— BEGIN SOURCE EXCERPT —

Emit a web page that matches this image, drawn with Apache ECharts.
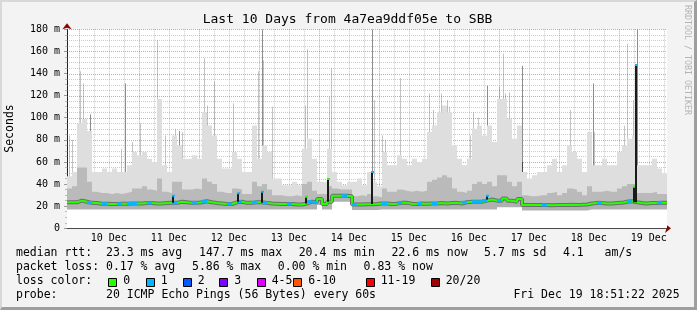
<!DOCTYPE html>
<html><head><meta charset="utf-8">
<script src="https://cdn.jsdelivr.net/npm/echarts@6/dist/echarts.min.js"></script>
<style>
html,body{margin:0;padding:0;background:#f3f3f3;}
#frame{position:absolute;left:0;top:0;width:697px;height:310px;box-sizing:border-box;background:#f3f3f3;border-top:2px solid #d8d8d8;border-left:2px solid #d8d8d8;border-right:3px solid #9e9e9e;border-bottom:3px solid #9e9e9e;}
#chart{position:absolute;left:0;top:0;width:697px;height:310px;}
</style></head><body><div id="frame"></div><div id="chart"></div>
<script>
// time axis in hours relative to Dec 10 00:00, 2-hour buckets
const START = -4.7, STEP = 2, END = 235.3;
const dayLabels = ['10 Dec','11 Dec','12 Dec','13 Dec','14 Dec','15 Dec','16 Dec','17 Dec','18 Dec','19 Dec'];
const dayLabelHours = [12,36,60,84,108,132,156,180,204,228];

// smoke: lower edge, median, 75th-ish, upper envelope (ms)
const lo = [
17,17,17,17,17,17,17,17,17,17,
17,17,17,17,17,17,17,17,17,17,
17,17,17,17,17,17,17,17,17,17,
17,17,17,17,17,17,17,17,17,17,
17,17,17,17,17,17,17,17,17,17,
21,17,17,24,24,24,24,16.5,16.5,16.5,
16.5,16.5,17,17,17,17,17,17,17,17,
17,17,17,17,17,17,17,17,17,17,
17,17,17,17,17,17,19,19,19,19,
19,16,16,16,16,16,16,16,16,16,
16,16,16,16,17,17,17,17,17,17,
17,17,17,17,17,17,17,17,17,17];
const med = [
23.5,23.5,25,24,23,22.8,22.3,22.3,22,22,
22.3,22.3,22.5,22.5,22.5,22.8,22.8,22.5,22.5,22.8,
23,23,24,23.5,23,23,23.5,24.5,23.5,22.8,
22.5,22,22,23.5,24,23,23,23.5,23.5,23,
22.5,22.3,22,22,22,21.5,21.5,22.5,24,23.5,
26.5,22,24,29.5,29.5,29.5,29,21.5,21.5,21.8,
21.8,22,22.5,22.5,22,22.3,23,23,22.3,22,
22.5,22.3,22.5,22.5,22.8,22.5,22.8,23,22.5,23.5,
24,24,24,25,26,25,25,27,25,24,
26.5,21,21,21,21,21,20.8,21,21,21,
21.2,21,21.2,21.5,22.5,23,22.8,22.5,22.5,22.8,
23,24,24.5,23.5,22.8,22.5,22.8,22.8,23,23];
const p75 = [
36,38,55,55,42,33,32,32,31,32,
31,32,33,36,36,38,35,34,45,33,
32,42,42,35,35,36,35,45,42,40,
33,32,32,36,35,31,31,42,38,40,
35,30,30,29,29,30,29,40,42,34,
31,31,38,36,35,35,35,29,30,29,
31,29,28,36,33,33,35,34,33,34,
33,34,42,44,46,48,46,36,33,32,
34,40,42,40,42,38,48,48,42,38,
42,30,29,29,30,30,32,33,30,32,
36,35,33,30,38,33,33,34,33,33,
36,38,40,40,32,32,32,33,31,31];
const hi = [
47,51,95,99,88,51,51,54,51,54,
51,51,57,69,66,69,63,60,117,57,
51,84,75,63,63,66,63,105,93,84,
63,54,54,69,63,51,51,93,63,75,
69,45,45,39,39,42,39,72,81,63,
42,42,72,51,42,39,42,42,45,39,
51,42,38,69,57,57,66,63,57,63,
60,63,87,93,105,111,105,75,63,57,
63,90,93,84,93,78,117,117,99,81,
93,51,45,48,51,51,57,63,51,57,
75,69,63,51,87,57,57,63,57,57,
69,75,81,84,57,57,57,63,54,50];
// loss colour index per bucket (0 = 0 lost, 1 = 1 lost)
const loss = [
0,0,0,0,1,0,0,1,0,0,
1,0,1,1,0,0,1,0,0,0,
0,1,0,0,0,1,0,1,0,0,
0,0,1,0,1,0,0,1,0,1,
0,0,0,0,1,0,0,0,1,1,
0,0,0,0,0,1,0,1,0,0,
0,0,0,1,0,0,1,0,0,0,
1,0,0,1,0,0,0,0,0,1,
0,1,1,1,0,0,1,0,0,0,
0,0,0,0,0,1,0,0,0,0,
0,0,0,0,0,0,1,0,0,0,
0,0,1,0,0,0,0,0,1,0];
// thin smoke spikes: [hour, top ms, shade]
const spikes = [
[-3.9,84,0],[-2.7,80,0],[0.5,142,0],[1.7,131,0],[4.5,103,1],[4.9,81,0],[16.9,72,0],[18.6,131,1],
[21.3,78,0],[24.6,95,0],[31.2,170,0],[34.5,84,0],[38.5,90,0],[40.0,88,1],[41.3,87,0],[50.1,154,0],
[51.3,111,0],[54.1,133,0],[61.7,113,0],[63.8,60,1],[71.7,142,0],[73.4,180,1],[73.7,152,0],[77.2,110,0],
[90.5,111,0],[91.3,162,0],[100.2,119,0],[100.9,145,0],[117.4,180,1],[118.1,116,0],[121.3,84,0],[122.5,80,0],
[128.5,136,0],[140.2,122,0],[141.7,107,0],[144.8,122,0],[147.2,116,0],[148.1,110,0],[156.5,84,0],[157.7,105,0],
[159.7,100,0],[163.2,129,1],[168.1,128,0],[169.6,158,0],[170.5,122,0],[172.1,123,0],[177.2,147,1],[196.5,107,0],
[205.6,131,1],[206.1,87,0],[218.1,93,0],[219.2,167,0],[221.6,116,0],[223.2,180,1],
[4.3,60,2],[18.6,50,2],[40.0,55,2],[63.8,45,2],[91.3,40,2],[163.2,40,2],[177.2,60,2],[205.6,45,2],[219.2,45,2]];
// short median excursions: [hour, median ms, loss index]
const medSpikes = [[37.8,29.5,1],[63.8,31.6,1],[73.3,33,1],[90.9,28.6,0],[99.6,44.6,0],[117.4,51,1],[163.3,29.5,1],[222.2,37.6,0],[223.0,147.7,1]];

const lossColors = ['#26ff00','#00b8ff','#0059ff','#7e00ff','#dd00ff','#ff5500','#ff0000','#a10000'];
const lossLabels = ['0','1','2','3','4-5','6-10','11-19','20/20'];
const shadeColors = ['#c4c4c4','#8e8e8e','#4a4a4a'];

const FONT = '"DejaVu Sans Mono", monospace';
const hours = lo.map((_, i) => START + i * STEP);
function stepData(arr) {
  const d = arr.map((v, i) => [hours[i], v]);
  d.push([END, arr[arr.length - 1]]);
  return d;
}
function bucketMed(h) {
  const i = Math.max(0, Math.min(med.length - 1, Math.floor((h - START) / STEP)));
  return med[i];
}
const vGrid = [];
for (let h = 0; h <= 234; h += 6) vGrid.push([h, 0]);
const hGrid = [];
for (let v = 5; v <= 180; v += 5) hGrid.push([START, v]);
const RED = 'rgba(255,40,40,0.5)', GRAY = 'rgba(130,130,130,0.42)';
const lossSegData = [];
med.forEach((v, i) => { if (loss[i] > 0) lossSegData.push([hours[i], v, loss[i]]); });

function area(name, data, color) {
  return {type: 'line', name, step: 'end', symbol: 'none', data: stepData(data),
    lineStyle: {width: 0}, areaStyle: {color, opacity: 1, origin: 'start'}, silent: true};
}

const graphic = [];
graphic.push({type: 'text', x: 347.5, y: 19.5, style: {text: 'Last 10 Days from 4a7ea9ddf05e to SBB', font: '13px ' + FONT, fill: '#000', align: 'center', verticalAlign: 'middle'}});
graphic.push({type: 'text', x: 10, y: 128.5, rotation: Math.PI / 2, style: {text: 'Seconds', font: '11.5px ' + FONT, fill: '#000', align: 'center', verticalAlign: 'middle'}});
graphic.push({type: 'text', x: 687.5, y: 60, rotation: -Math.PI / 2, style: {text: 'RRDTOOL / TOBI OETIKER', font: '8.3px ' + FONT, fill: '#b4b4b4', align: 'center', verticalAlign: 'middle'}});
const rows = [
  [253.5, [[16,'median rtt:  23.3 ms avg'],[199,'147.7 ms max'],[298.7,'20.4 ms min'],[391.4,'22.6 ms now'],[484.1,'5.7 ms sd'],[563,'4.1   am/s']]],
  [267.5, [[16,'packet loss: 0.17 % avg'],[192,'5.86 % max'],[277.8,'0.00 % min'],[363.6,'0.83 % now']]],
  [281.5, [[16,'loss color:']]],
  [295.5, [[16,'probe:       20 ICMP Echo Pings (56 Bytes) every 60s'],[513.4,'Fri Dec 19 18:51:22 2025']]]
];
rows.forEach(([y, items]) => items.forEach(([x, t]) => graphic.push({type: 'text', x, y, style: {text: t, font: '11.5px ' + FONT, fill: '#000', align: 'left', verticalAlign: 'middle'}})));
const boxX = [108.3, 145.7, 182.7, 219.3, 256.7, 293.3, 365.7, 430.7];
boxX.forEach((x, i) => {
  graphic.push({type: 'rect', shape: {x: Math.round(x) + 0.5, y: 278.5, width: 8, height: 8}, style: {fill: lossColors[i], stroke: '#000', lineWidth: 1}});
  graphic.push({type: 'text', x: x + 15, y: 281.5, style: {text: lossLabels[i], font: '11.5px ' + FONT, fill: '#000', align: 'left', verticalAlign: 'middle'}});
});

const chart = echarts.init(document.getElementById('chart'), null, {renderer: 'canvas'});
chart.setOption({
  animation: false,
  backgroundColor: 'transparent',
  grid: {left: 67, right: 30, top: 29.3, bottom: 81.7, show: true, backgroundColor: '#fff', borderWidth: 0},
  xAxis: [{
    type: 'value', min: START, max: END,
    axisLine: {show: true, onZero: false, lineStyle: {color: '#222', width: 1}},
    axisTick: {show: false}, splitLine: {show: false},
    axisLabel: {customValues: dayLabelHours, formatter: v => dayLabels[dayLabelHours.indexOf(Math.round(v))] || '',
      fontFamily: 'DejaVu Sans Mono', fontSize: 10, color: '#000', margin: 5}
  }, {
    type: 'value', min: START, max: END, position: 'bottom',
    axisLine: {show: true, onZero: false, symbol: ['none', 'arrow'], symbolSize: [7, 6], symbolOffset: [0, 4], lineStyle: {color: '#8b0000', width: 0}},
    axisTick: {show: false}, axisLabel: {show: false}, splitLine: {show: false}
  }],
  yAxis: [{
    type: 'value', min: 0, max: 180, interval: 20,
    axisLine: {show: true, onZero: false, lineStyle: {color: '#222', width: 1}},
    axisTick: {show: true, length: 3, lineStyle: {color: '#999'}},
    minorTick: {show: true, splitNumber: 4, length: 2, lineStyle: {color: '#bbb'}},
    splitLine: {show: false},
    axisLabel: {formatter: v => v === 0 ? '0' : v + ' m', fontFamily: 'DejaVu Sans Mono', fontSize: 10, color: '#000', margin: 7}
  }, {
    type: 'value', min: 0, max: 180, position: 'left',
    axisLine: {show: true, onZero: false, symbol: ['none', 'arrow'], symbolSize: [7, 6], symbolOffset: [0, 6], lineStyle: {color: '#8b0000', width: 0}},
    axisTick: {show: false}, axisLabel: {show: false}, splitLine: {show: false}
  }],
  graphic,
  series: [
    area('hi', hi, '#dedede'),
    area('p75', p75, '#bababa'),
    area('med', med, '#b0b0b0'),
    area('lo', lo, '#ffffff'),
    {type: 'custom', name: 'spikes', data: spikes, encode: {x: 0, y: 1}, clip: true, silent: true,
      renderItem(params, api) {
        const h = api.value(0), t = api.value(1), s = api.value(2);
        const a = api.coord([h, bucketMed(h)]), b = api.coord([h, t]);
        const x = Math.round(a[0]) + 0.5;
        return {type: 'line', shape: {x1: x, y1: a[1], x2: x, y2: b[1]}, style: {stroke: shadeColors[s], lineWidth: 1}};
      }},
    {type: 'custom', name: 'vgrid', data: vGrid, encode: {x: 0, y: 1}, silent: true,
      renderItem(params, api) {
        const h = api.value(0), cs = params.coordSys;
        const x = Math.round(api.coord([h, 0])[0]) + 0.5;
        return {type: 'line', shape: {x1: x, y1: cs.y, x2: x, y2: cs.y + cs.height}, style: {stroke: h % 24 === 0 ? RED : GRAY, lineWidth: 1, lineDash: [1, 1]}};
      }},
    {type: 'custom', name: 'hgrid', data: hGrid, encode: {x: 0, y: 1}, silent: true,
      renderItem(params, api) {
        const v = api.value(1), cs = params.coordSys;
        const y = Math.round(api.coord([START, v])[1]) + 0.5;
        return {type: 'line', shape: {x1: cs.x, y1: y, x2: cs.x + cs.width, y2: y}, style: {stroke: v % 20 === 0 ? RED : GRAY, lineWidth: 1, lineDash: [1, 1]}};
      }},
    {type: 'line', name: 'medband', step: 'end', symbol: 'none', data: stepData(med), lineStyle: {color: '#6e6e6e', width: 4}, silent: true},
    {type: 'line', name: 'median', step: 'end', symbol: 'none', data: stepData(med), lineStyle: {color: lossColors[0], width: 2}, silent: true},
    {type: 'custom', name: 'lossSeg', z: 4, encode: {x: 0, y: 1}, clip: true, silent: true,
      dimensions: ['h', 'v', 'l'], data: lossSegData,
      renderItem(params, api) {
        const h = api.value(0), v = api.value(1), l = api.value(2);
        const a = api.coord([h, v]), b = api.coord([h + STEP, v]);
        return {type: 'rect', shape: {x: a[0], y: a[1] - 1.5, width: b[0] - a[0], height: 3}, style: {fill: lossColors[l] || lossColors[1]}};
      }},
    {type: 'custom', name: 'medSpikes', z: 5, encode: {x: 0, y: 1}, clip: true, silent: true, data: medSpikes,
      renderItem(params, api) {
        const h = api.value(0), v = api.value(1), l = api.value(2);
        const a = api.coord([h, bucketMed(h)]), b = api.coord([h, v]);
        const x = Math.round(a[0]);
        return {type: 'group', children: [
          {type: 'rect', shape: {x: x - 1, y: b[1], width: 2, height: a[1] - b[1]}, style: {fill: '#1a1a1a'}},
          {type: 'rect', shape: {x: x - 1, y: b[1] - 1, width: 3, height: 2}, style: {fill: lossColors[l]}}
        ]};
      }}
  ]
});
</script></body></html>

— END SOURCE EXCERPT —

#### SHORT PROBLEM:
Exactly restate the lines from the beginning of the data through the line with "const dayLabelHours = [12,36,60,84,108,132,156,180,204,228];", and no others, keeping pictures out.

#### RESULT OF THE EXERCISE:
Emit a web page that matches this image, drawn with Apache ECharts.
<!DOCTYPE html>
<html><head><meta charset="utf-8">
<script src="https://cdn.jsdelivr.net/npm/echarts@6/dist/echarts.min.js"></script>
<style>
html,body{margin:0;padding:0;background:#f3f3f3;}
#frame{position:absolute;left:0;top:0;width:697px;height:310px;box-sizing:border-box;background:#f3f3f3;border-top:2px solid #d8d8d8;border-left:2px solid #d8d8d8;border-right:3px solid #9e9e9e;border-bottom:3px solid #9e9e9e;}
#chart{position:absolute;left:0;top:0;width:697px;height:310px;}
</style></head><body><div id="frame"></div><div id="chart"></div>
<script>
// time axis in hours relative to Dec 10 00:00, 2-hour buckets
const START = -4.7, STEP = 2, END = 235.3;
const dayLabels = ['10 Dec','11 Dec','12 Dec','13 Dec','14 Dec','15 Dec','16 Dec','17 Dec','18 Dec','19 Dec'];
const dayLabelHours = [12,36,60,84,108,132,156,180,204,228];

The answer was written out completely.